This week’s blog post comes from Jaren Nichols. Jaren is Chief Operating Officer at ZipBooks. He was previously a Product Manager at Google and holds an MBA from Harvard Business School.
Becoming an entrepreneur is an exciting step in your career, but it also comes with a lot of risks. Not only are you putting your ideas and your business on the line, but you’re also putting your time and money into this venture as well.
While it can be scary, entrepreneurs can prepare for the future and their retirement, even when their business isn’t making any money. Join us as we look at some key strategies for how you can start planning out your financial future today.
How to Plan For Your Future Retirement as An Entrepreneur
Where you’re tapping into your current retirement fund, or your delaying the start of one, you shouldn’t be afraid of success. As long as you have a plan in place, the rest of the pieces will come together.
Here are some of the ways entrepreneurs plan for their futures:
- Automate Your Plan
If you are determined to save money, don’t depend on your brute force to make it happen. Instead, create an automatic deduction that pulls out the amount each month and places it into a secure account. Apps like Acorns can invest your spare change or automatically send set amounts each month.
Even if you can’t afford to save a lot, set this up for as little money as you can afford. It will add up in the long run!
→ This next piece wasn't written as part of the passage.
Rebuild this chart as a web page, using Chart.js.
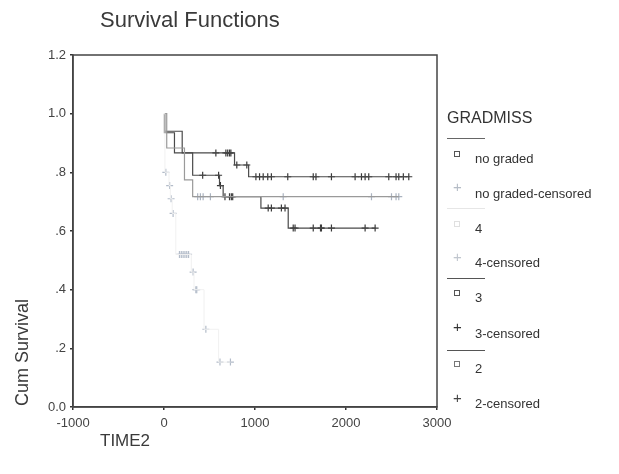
<!DOCTYPE html>
<html>
<head>
<meta charset="utf-8">
<script src="https://cdn.jsdelivr.net/npm/chart.js@4"></script>
<style>
  html, body { margin: 0; padding: 0; background: #fff; }
  #wrap { position: relative; width: 619px; height: 474px; font-family: "Liberation Sans", Arial, sans-serif; color: #333; }
  #wrap canvas { position: absolute; left: 0; top: 0; }
  .txt { position: absolute; white-space: nowrap; line-height: 1; }
  .leg { position: absolute; font-size: 13px; line-height: 1; color: #333; white-space: nowrap; }
  .sep { position: absolute; left: 447px; width: 38px; height: 0; border-top: 1px solid #555; }
  .sq { position: absolute; width: 4px; height: 4px; border: 1px solid #555; }
  .pl { position: absolute; font-size: 15px; line-height: 1; }
</style>
</head>
<body>
<div id="wrap">
  <canvas id="chart" width="619" height="474"></canvas>
  <div class="txt" style="left:100px; top:9px; font-size:22px; color:#3a3a3a;">Survival Functions</div>
  <div class="txt" style="left:100px; top:432px; font-size:17px; color:#3a3a3a;">TIME2</div>
  <div class="txt" style="left:13px; top:406px; font-size:18px; color:#3a3a3a; transform-origin:0 0; transform:rotate(-90deg);">Cum Survival</div>

  <div class="txt" style="left:447px; top:110px; font-size:16px; color:#333;">GRADMISS</div>
  <div class="sep" style="top:138px; border-color:#666;"></div>
  <div class="sq" style="left:454px; top:151px;"></div>
  <div class="leg" style="left:475px; top:152px;">no graded</div>
  <div class="pl" style="left:453px; top:179px; color:#b5bcc6;">+</div>
  <div class="leg" style="left:475px; top:187px;">no graded-censored</div>
  <div class="sep" style="top:208px; border-color:#e6e6e6;"></div>
  <div class="sq" style="left:454px; top:221px; border-color:#e0e0e0;"></div>
  <div class="leg" style="left:475px; top:222px;">4</div>
  <div class="pl" style="left:453px; top:249px; color:#c0c6ce;">+</div>
  <div class="leg" style="left:475px; top:256px;">4-censored</div>
  <div class="sep" style="top:278px;"></div>
  <div class="sq" style="left:454px; top:290px;"></div>
  <div class="leg" style="left:475px; top:291px;">3</div>
  <div class="pl" style="left:453px; top:319px; color:#333;">+</div>
  <div class="leg" style="left:475px; top:327px;">3-censored</div>
  <div class="sep" style="top:350px;"></div>
  <div class="sq" style="left:454px; top:361px; border-color:#777;"></div>
  <div class="leg" style="left:475px; top:362px;">2</div>
  <div class="pl" style="left:453px; top:390px; color:#444;">+</div>
  <div class="leg" style="left:475px; top:397px;">2-censored</div>
</div>
<script>
// axis ticks
const xTicks = [-1000, 0, 1000, 2000, 3000];
const yTicks = [0, 0.2, 0.4, 0.6, 0.8, 1.0, 1.2];

// GRADMISS = no graded
const timesNoGraded = [30, 225, 315];
const survNoGraded = [0.883, 0.774, 0.717];
const censNoGraded = [370, 400, 430, 510, 1310, 2280, 2500, 2550, 2580];

// GRADMISS = 4
const times4 = [10, 55, 70, 90, 130, 300, 330, 440, 600];
const surv4 = [0.80, 0.755, 0.71, 0.66, 0.52, 0.46, 0.40, 0.265, 0.153];
const cens4 = [20, 62, 78, 100, 170, 190, 210, 230, 250, 270, 320, 350, 360, 460, 615, 730];

// GRADMISS = 3
const times3 = [10, 200, 775, 930];
const surv3 = [0.94, 0.866, 0.825, 0.785];
const cens3 = [570, 680, 700, 720, 735, 800, 910, 1010, 1050, 1090, 1140, 1180, 1360,
               1640, 1670, 1840, 2100, 2170, 2210, 2250, 2470, 2550, 2580, 2630, 2690];

// GRADMISS = 2
const times2 = [5, 115, 315, 610, 650, 1065, 1365];
const surv2 = [0.935, 0.866, 0.79, 0.755, 0.717, 0.678, 0.61];
const cens2 = [425, 600, 620, 670, 720, 740, 755, 1145, 1180, 1290, 1330, 1420, 1440,
               1640, 1720, 1730, 1840, 2210, 2320];

function survAt(times, surv, t) {
  let s = 1;
  for (let i = 0; i < times.length; i++) if (times[i] <= t) s = surv[i];
  return s;
}
function stepPoints(times, surv, cens) {
  const pts = [{ x: 0, y: 1 }];
  times.forEach((t, i) => pts.push({ x: t, y: surv[i] }));
  const end = Math.max(...cens, ...times);
  pts.push({ x: end, y: survAt(times, surv, end) });
  return pts;
}
function censPoints(times, surv, cens) {
  return cens.map(t => ({ x: t, y: survAt(times, surv, t) }));
}

function lineSet(times, surv, cens, color, w) {
  return { type: 'line', data: stepPoints(times, surv, cens), stepped: true,
           borderColor: color, borderWidth: w, pointRadius: 0, fill: false };
}
function censSet(times, surv, cens, color) {
  return { type: 'scatter', data: censPoints(times, surv, cens), showLine: false,
           pointStyle: 'cross', pointRadius: 3.5, pointBorderColor: color,
           pointBorderWidth: 1.2, borderColor: color };
}

const frame = {
  id: 'frame',
  afterDatasetsDraw(chart) {
    const a = chart.chartArea, c = chart.ctx;
    c.save();
    c.strokeStyle = '#444';
    c.lineWidth = 1.5;
    c.strokeRect(a.left, a.top, a.right - a.left, a.bottom - a.top);
    c.restore();
  }
};

new Chart(document.getElementById('chart'), {
  data: {
    datasets: [
      lineSet(times4, surv4, cens4, '#f1f1f1', 1),
      lineSet(timesNoGraded, survNoGraded, censNoGraded, '#9a9a9a', 1.2),
      lineSet(times2, surv2, cens2, '#4a4a4a', 1.2),
      lineSet(times3, surv3, cens3, '#4a4a4a', 1.2),
      censSet(times4, surv4, cens4, '#b3bcc9'),
      censSet(timesNoGraded, survNoGraded, censNoGraded, '#aab3c0'),
      censSet(times2, surv2, cens2, '#3a3a3a'),
      censSet(times3, surv3, cens3, '#3a3a3a')
    ]
  },
  options: {
    responsive: false,
    animation: false,
    layout: { padding: { left: 0, right: 182, top: 55, bottom: 0 } },
    plugins: { legend: { display: false }, tooltip: { enabled: false } },
    scales: {
      x: {
        type: 'linear', min: xTicks[0], max: xTicks[xTicks.length - 1],
        afterBuildTicks: s => { s.ticks = xTicks.map(v => ({ value: v })); },
        afterFit: s => { s.height = 67; },
        grid: { drawOnChartArea: false, tickLength: 3, color: '#333', lineWidth: 1.5 },
        border: { color: '#444', width: 1.5 },
        ticks: { padding: 6, color: '#444', font: { size: 13, family: 'Liberation Sans' }, maxRotation: 0,
                 callback: v => String(v) }
      },
      y: {
        type: 'linear', min: yTicks[0], max: yTicks[yTicks.length - 1],
        afterBuildTicks: s => { s.ticks = yTicks.map(v => ({ value: v })); },
        afterFit: s => { s.width = 73; },
        grid: { drawOnChartArea: false, tickLength: 3, color: '#333', lineWidth: 1.5 },
        border: { color: '#444', width: 1.5 },
        ticks: {
          padding: 4, color: '#444', font: { size: 13, family: 'Liberation Sans' },
          callback: v => {
            const s = (Math.round(v * 10) / 10).toFixed(1);
            return (v > 0 && v < 1) ? s.slice(1) : s;
          }
        }
      }
    }
  },
  plugins: [frame]
});
</script>
</body>
</html>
When you’re putting aside money, make sure you’re considering all aspects of your business and your future. It’s wise to have separate accounts or fallback funds in the case of an emergency. If you establish something like this early on, you won’t need to pull from your retirement when there’s a setback.
When you’re trying to figure out exactly how much you can afford to save, consider using a program that will give let you budget everything, like YNAB or Simple. That way you can be up to date on the health of your business and confident in how you are handling your savings.
- Get Tax Smart
Many entrepreneurs are sole proprietors and make most of their money through independent contracts (meaning you’ll need to file individual tax forms for each job you take. While this is a simple setup, you can get hurt by the need to pay self-employment tax on all of your income.
If you register an LLC (vs. a sole proprietorship) and then file an S-corp election, you can take some of that income as W-2 (wages), and some of it as a “distributive share” which is not subject to self-employment tax of 15.3%. So if you’re dividing your income that way, and only half of it is now subject to the 15% self-employment tax, you’re saving roughly 7% of your total income on taxes! 7% saved and compounded every year can add up to a very substantial savings over time.
- Do More During Good Years
Entrepreneurs have to consider that their income won’t always be steady. They’ll need to account for changes in the economy or the business. To do this, make sure you’re contributing the maximum amount during the months or years when business is booming.
It may not even be your fault when you face these types of ups and downs; economic cyclicality is normal, and in the US we’ve seen a recession roughly once every ten years for the past several decades.
Giving a little more to savings during these times will keep you safe during the times when things are down.
Keep Your Eye on The Prize
Planning for your retirement doesn’t have to be as difficult as some people believe. When you’re looking for ways to secure your future, consider all of your retirement account options. Put plans in place and follow them, even if it means automating it so you don’t forget.
Remember that your business is going to have ups and downs. This is normal, so plan for that as well. Stay strong and rely on your skills as an entrepreneur to get you through. How do you save for your future as someone who also owns a small business? Let us know your savings strategies, and how you cope with downturns in the comments!